Petroleum reservoirs are made of highly heterogeneous rocks. These reservoirs could be described by geostatistical models composed of millions of cells. Currently, fluid flow simulations performed within these media need upscaling (or averaging) techniques. Hence, their results are given by averaging on cells which are much larger than the geological model cells.
To overcome this problem, the Dual Mesh Method is proposed here, whose purpose is to solve the pressure equation on a low resolution grid, and then to interpolate pressure over the fine mesh by taking into account small scale heterogeneities of the medium.
The aim of this paper is this interpolation step; its implementation is presented and illustrated in a five- spot pattern for three different rock characteristics.
More and more geological models are available to describe the internal structure of oil and gas reservoirs. These models are the results of geoscientific work to integrate the data and knowledge about the field. Generally these models are represented on a very high resolution grid. It is not unusual to obtain a grid with millions of cells.
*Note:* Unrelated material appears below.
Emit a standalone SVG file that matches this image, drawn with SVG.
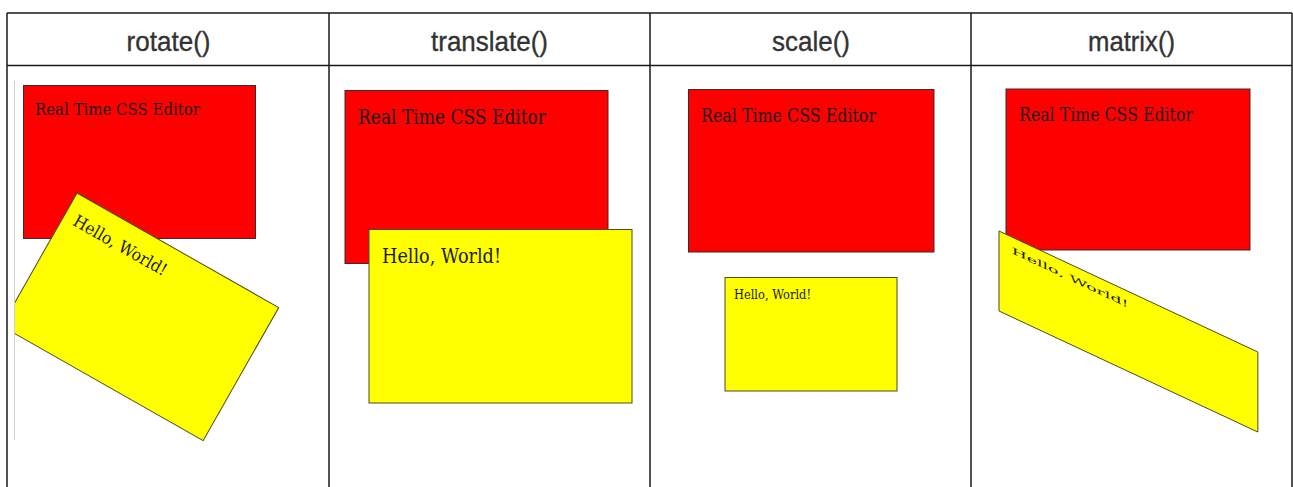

Petrophysical parameters, like porosity, absolute permeability tensors, relative and capillary curves are associated to one or to a group of cells. For simulating fluid flow in a reservoir described by such models, several problems have to be solved: optimal gridding, upscaling of petrophysical parameters, efficient and robust linear solvers, etc. The conventional method is to coarsen the mesh to obtain a lower resolution grid. The motivation of this coarsening is generally to perform fluid flow simulations at a reasonable cost. The results are averaged phase pressures and saturations, and, for compositional modelling, components of the oil or gas. The aim of this paper is to propose a method to obtain more information on the areal distribution of these results.